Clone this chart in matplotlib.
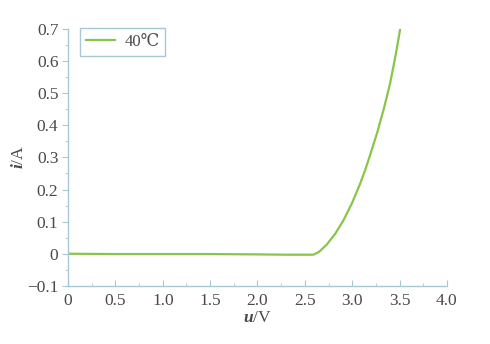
import matplotlib
matplotlib.use("Agg")
import matplotlib.pyplot as plt

# 40℃ 伏安特性曲线
U_VALUES = [0.0, 0.5, 1.0, 1.5, 2.0, 2.3, 2.55, 2.59, 2.65, 2.73, 2.82, 2.906,
            3.0, 3.08, 3.14, 3.2, 3.27, 3.34, 3.40, 3.46, 3.51]
I_VALUES = [0.0, -0.001, -0.001, -0.001, -0.002, -0.003, -0.003, -0.003, 0.006, 0.028,
            0.062, 0.103, 0.159, 0.215, 0.263, 0.317, 0.383, 0.458, 0.53, 0.62, 0.705]
LEGEND_LABEL = "40℃"
X_TICKS = [0, 0.5, 1.0, 1.5, 2.0, 2.5, 3.0, 3.5, 4.0]
X_TICK_LABELS = ["0", "0.5", "1.0", "1.5", "2.0", "2.5", "3.0", "3.5", "4.0"]
Y_TICKS = [-0.1, 0, 0.1, 0.2, 0.3, 0.4, 0.5, 0.6, 0.7]
Y_TICK_LABELS = ["\u22120.1", "0", "0.1", "0.2", "0.3", "0.4", "0.5", "0.6", "0.7"]

LINE_COLOR = "#88c64a"
AXIS_COLOR = "#a8c8d4"
TEXT_COLOR = "#4a4a4a"

plt.rcParams["font.family"] = ["Liberation Serif", "DejaVu Serif"]
plt.rcParams["mathtext.fontset"] = "custom"
plt.rcParams["mathtext.it"] = "Liberation Serif:italic:bold"
plt.rcParams["mathtext.rm"] = "Liberation Serif"

fig = plt.figure(figsize=(4.9, 3.44), dpi=100)
ax = fig.add_axes([0.139, 0.169, 0.773, 0.747])

ax.plot(U_VALUES, I_VALUES, color=LINE_COLOR, linewidth=1.6, label=LEGEND_LABEL)

ax.set_xlim(0, 4.0)
ax.set_ylim(-0.1, 0.7)
ax.set_xticks(X_TICKS)
ax.set_xticklabels(X_TICK_LABELS)
ax.set_yticks(Y_TICKS)
ax.set_yticklabels(Y_TICK_LABELS)
ax.set_xticks([0.25 + 0.5 * k for k in range(8)], minor=True)
ax.set_yticks([-0.05 + 0.1 * k for k in range(8)], minor=True)

for side in ["top", "right"]:
    ax.spines[side].set_visible(False)
for side in ["left", "bottom"]:
    ax.spines[side].set_color(AXIS_COLOR)
    ax.spines[side].set_linewidth(1.0)

ax.tick_params(axis="both", which="both", colors=AXIS_COLOR, labelcolor=TEXT_COLOR,
               labelsize=12.5)
ax.tick_params(axis="x", which="major", direction="in", length=4, pad=5)
ax.tick_params(axis="x", which="minor", direction="in", length=2)
ax.tick_params(axis="y", which="major", direction="out", length=4, pad=3)
ax.tick_params(axis="y", which="minor", direction="out", length=2)

ax.set_xlabel("$\\mathit{u}$/V", fontsize=12.5, color=TEXT_COLOR, labelpad=1)
ax.set_ylabel("$\\mathit{i}$/A", fontsize=12.5, color=TEXT_COLOR, labelpad=0)

leg = ax.legend(loc="upper left", bbox_to_anchor=(0.032, 1.004), borderaxespad=0,
                fancybox=False, framealpha=1, fontsize=12, handlelength=1.75,
                handletextpad=0.55, borderpad=0.35, labelcolor=TEXT_COLOR)
leg.get_frame().set_edgecolor(AXIS_COLOR)
leg.get_frame().set_linewidth(1.0)

fig.savefig("out.png", dpi=100)
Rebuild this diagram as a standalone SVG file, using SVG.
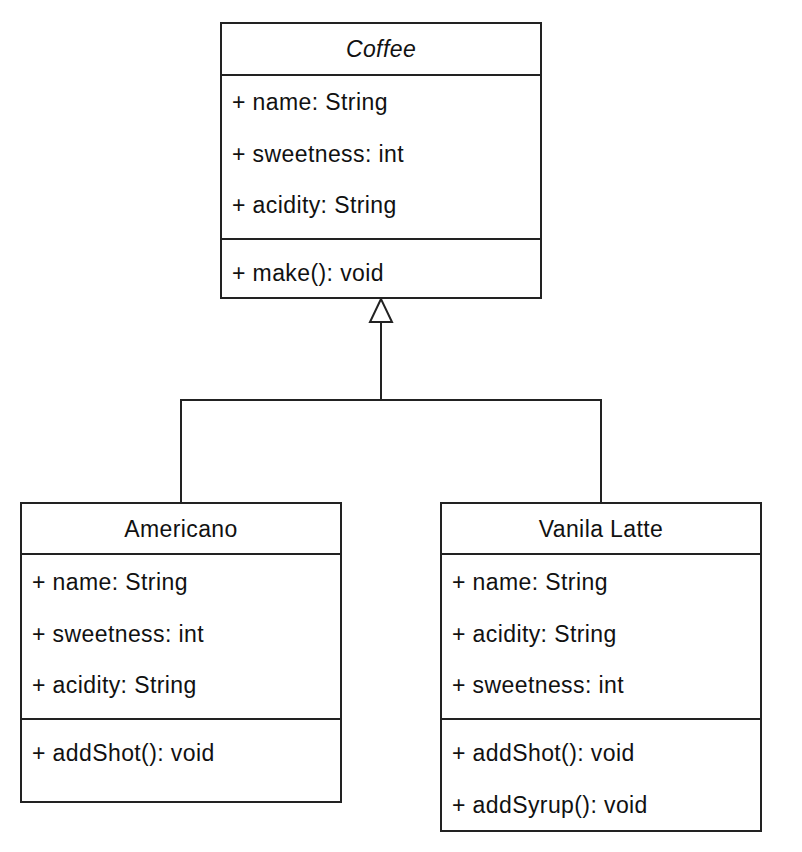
<svg xmlns="http://www.w3.org/2000/svg" width="802" height="852" viewBox="0 0 802 852">
<defs>
<style>
.box{fill:#fff;stroke:#222;stroke-width:2}
.sep{stroke:#222;stroke-width:2;fill:none}
.t{font-family:"Liberation Sans",Arial,sans-serif;font-size:23px;letter-spacing:0.4px;fill:#111}
.h{text-anchor:middle}
.edge{stroke:#222;stroke-width:2;fill:none}
.arrow{fill:#fff;stroke:#222;stroke-width:2}
</style>
</defs>
<rect x="0" y="0" width="802" height="852" fill="#fff"/>
<g id="edges">
<path class="edge" d="M181,503 V400 H601 V503"/>
<path class="edge" d="M381,400 V322"/>
<polygon class="arrow" points="381,299 370,322 392,322"/>
</g>
<g id="coffee">
<rect class="box" x="221" y="23" width="320" height="275"/>
<line class="sep" x1="221" y1="75" x2="541" y2="75"/>
<line class="sep" x1="221" y1="239" x2="541" y2="239"/>
<text class="t h" x="381" y="57" font-style="italic">Coffee</text>
<text class="t" x="232" y="110">+ name: String</text>
<text class="t" x="232" y="162">+ sweetness: int</text>
<text class="t" x="232" y="213">+ acidity: String</text>
<text class="t" x="232" y="281">+ make(): void</text>
</g>
<g id="americano">
<rect class="box" x="21" y="503" width="320" height="299"/>
<line class="sep" x1="21" y1="554" x2="341" y2="554"/>
<line class="sep" x1="21" y1="719" x2="341" y2="719"/>
<text class="t h" x="181" y="537">Americano</text>
<text class="t" x="32" y="590">+ name: String</text>
<text class="t" x="32" y="642">+ sweetness: int</text>
<text class="t" x="32" y="693">+ acidity: String</text>
<text class="t" x="32" y="761">+ addShot(): void</text>
</g>
<g id="vanila-latte">
<rect class="box" x="441" y="503" width="320" height="328"/>
<line class="sep" x1="441" y1="554" x2="761" y2="554"/>
<line class="sep" x1="441" y1="719" x2="761" y2="719"/>
<text class="t h" x="601" y="537">Vanila Latte</text>
<text class="t" x="452" y="590">+ name: String</text>
<text class="t" x="452" y="642">+ acidity: String</text>
<text class="t" x="452" y="693">+ sweetness: int</text>
<text class="t" x="452" y="761">+ addShot(): void</text>
<text class="t" x="452" y="813">+ addSyrup(): void</text>
</g>
</svg>
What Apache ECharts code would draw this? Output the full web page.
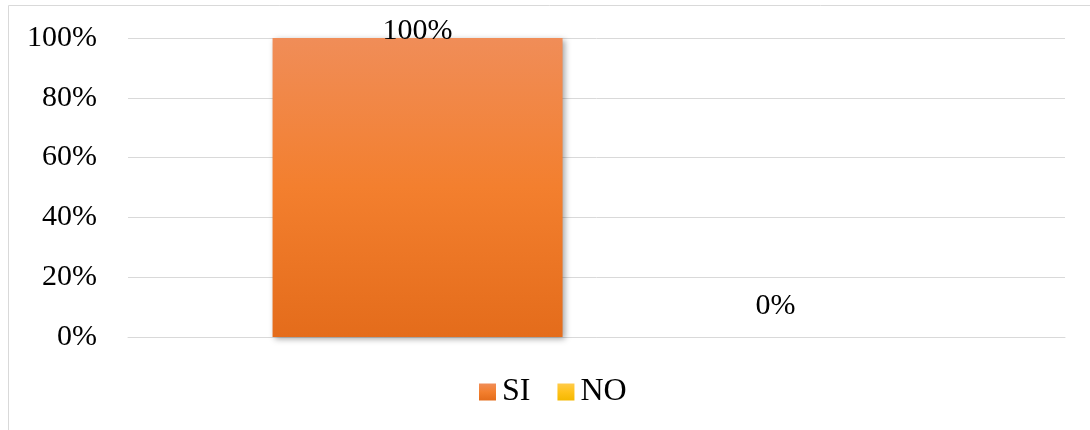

What is being asked: Every record above should come back exactly, but without its pictures.

Solution to the exercise:
Clone this chart in matplotlib.
import matplotlib
matplotlib.use("Agg")
import matplotlib.pyplot as plt

# 40℃ 伏安特性曲线
U_VALUES = [0.0, 0.5, 1.0, 1.5, 2.0, 2.3, 2.55, 2.59, 2.65, 2.73, 2.82, 2.906,
            3.0, 3.08, 3.14, 3.2, 3.27, 3.34, 3.40, 3.46, 3.51]
I_VALUES = [0.0, -0.001, -0.001, -0.001, -0.002, -0.003, -0.003, -0.003, 0.006, 0.028,
            0.062, 0.103, 0.159, 0.215, 0.263, 0.317, 0.383, 0.458, 0.53, 0.62, 0.705]
LEGEND_LABEL = "40℃"
X_TICKS = [0, 0.5, 1.0, 1.5, 2.0, 2.5, 3.0, 3.5, 4.0]
X_TICK_LABELS = ["0", "0.5", "1.0", "1.5", "2.0", "2.5", "3.0", "3.5", "4.0"]
Y_TICKS = [-0.1, 0, 0.1, 0.2, 0.3, 0.4, 0.5, 0.6, 0.7]
Y_TICK_LABELS = ["\u22120.1", "0", "0.1", "0.2", "0.3", "0.4", "0.5", "0.6", "0.7"]

LINE_COLOR = "#88c64a"
AXIS_COLOR = "#a8c8d4"
TEXT_COLOR = "#4a4a4a"

plt.rcParams["font.family"] = ["Liberation Serif", "DejaVu Serif"]
plt.rcParams["mathtext.fontset"] = "custom"
plt.rcParams["mathtext.it"] = "Liberation Serif:italic:bold"
plt.rcParams["mathtext.rm"] = "Liberation Serif"

fig = plt.figure(figsize=(4.9, 3.44), dpi=100)
ax = fig.add_axes([0.139, 0.169, 0.773, 0.747])

ax.plot(U_VALUES, I_VALUES, color=LINE_COLOR, linewidth=1.6, label=LEGEND_LABEL)

ax.set_xlim(0, 4.0)
ax.set_ylim(-0.1, 0.7)
ax.set_xticks(X_TICKS)
ax.set_xticklabels(X_TICK_LABELS)
ax.set_yticks(Y_TICKS)
ax.set_yticklabels(Y_TICK_LABELS)
ax.set_xticks([0.25 + 0.5 * k for k in range(8)], minor=True)
ax.set_yticks([-0.05 + 0.1 * k for k in range(8)], minor=True)

for side in ["top", "right"]:
    ax.spines[side].set_visible(False)
for side in ["left", "bottom"]:
    ax.spines[side].set_color(AXIS_COLOR)
    ax.spines[side].set_linewidth(1.0)

ax.tick_params(axis="both", which="both", colors=AXIS_COLOR, labelcolor=TEXT_COLOR,
               labelsize=12.5)
ax.tick_params(axis="x", which="major", direction="in", length=4, pad=5)
ax.tick_params(axis="x", which="minor", direction="in", length=2)
ax.tick_params(axis="y", which="major", direction="out", length=4, pad=3)
ax.tick_params(axis="y", which="minor", direction="out", length=2)

ax.set_xlabel("$\\mathit{u}$/V", fontsize=12.5, color=TEXT_COLOR, labelpad=1)
ax.set_ylabel("$\\mathit{i}$/A", fontsize=12.5, color=TEXT_COLOR, labelpad=0)

leg = ax.legend(loc="upper left", bbox_to_anchor=(0.032, 1.004), borderaxespad=0,
                fancybox=False, framealpha=1, fontsize=12, handlelength=1.75,
                handletextpad=0.55, borderpad=0.35, labelcolor=TEXT_COLOR)
leg.get_frame().set_edgecolor(AXIS_COLOR)
leg.get_frame().set_linewidth(1.0)

fig.savefig("out.png", dpi=100)
Rebuild this diagram as a standalone SVG file, using SVG.
<svg xmlns="http://www.w3.org/2000/svg" width="802" height="852" viewBox="0 0 802 852">
<defs>
<style>
.box{fill:#fff;stroke:#222;stroke-width:2}
.sep{stroke:#222;stroke-width:2;fill:none}
.t{font-family:"Liberation Sans",Arial,sans-serif;font-size:23px;letter-spacing:0.4px;fill:#111}
.h{text-anchor:middle}
.edge{stroke:#222;stroke-width:2;fill:none}
.arrow{fill:#fff;stroke:#222;stroke-width:2}
</style>
</defs>
<rect x="0" y="0" width="802" height="852" fill="#fff"/>
<g id="edges">
<path class="edge" d="M181,503 V400 H601 V503"/>
<path class="edge" d="M381,400 V322"/>
<polygon class="arrow" points="381,299 370,322 392,322"/>
</g>
<g id="coffee">
<rect class="box" x="221" y="23" width="320" height="275"/>
<line class="sep" x1="221" y1="75" x2="541" y2="75"/>
<line class="sep" x1="221" y1="239" x2="541" y2="239"/>
<text class="t h" x="381" y="57" font-style="italic">Coffee</text>
<text class="t" x="232" y="110">+ name: String</text>
<text class="t" x="232" y="162">+ sweetness: int</text>
<text class="t" x="232" y="213">+ acidity: String</text>
<text class="t" x="232" y="281">+ make(): void</text>
</g>
<g id="americano">
<rect class="box" x="21" y="503" width="320" height="299"/>
<line class="sep" x1="21" y1="554" x2="341" y2="554"/>
<line class="sep" x1="21" y1="719" x2="341" y2="719"/>
<text class="t h" x="181" y="537">Americano</text>
<text class="t" x="32" y="590">+ name: String</text>
<text class="t" x="32" y="642">+ sweetness: int</text>
<text class="t" x="32" y="693">+ acidity: String</text>
<text class="t" x="32" y="761">+ addShot(): void</text>
</g>
<g id="vanila-latte">
<rect class="box" x="441" y="503" width="320" height="328"/>
<line class="sep" x1="441" y1="554" x2="761" y2="554"/>
<line class="sep" x1="441" y1="719" x2="761" y2="719"/>
<text class="t h" x="601" y="537">Vanila Latte</text>
<text class="t" x="452" y="590">+ name: String</text>
<text class="t" x="452" y="642">+ acidity: String</text>
<text class="t" x="452" y="693">+ sweetness: int</text>
<text class="t" x="452" y="761">+ addShot(): void</text>
<text class="t" x="452" y="813">+ addSyrup(): void</text>
</g>
</svg>
What Apache ECharts code would draw this? Output the full web page.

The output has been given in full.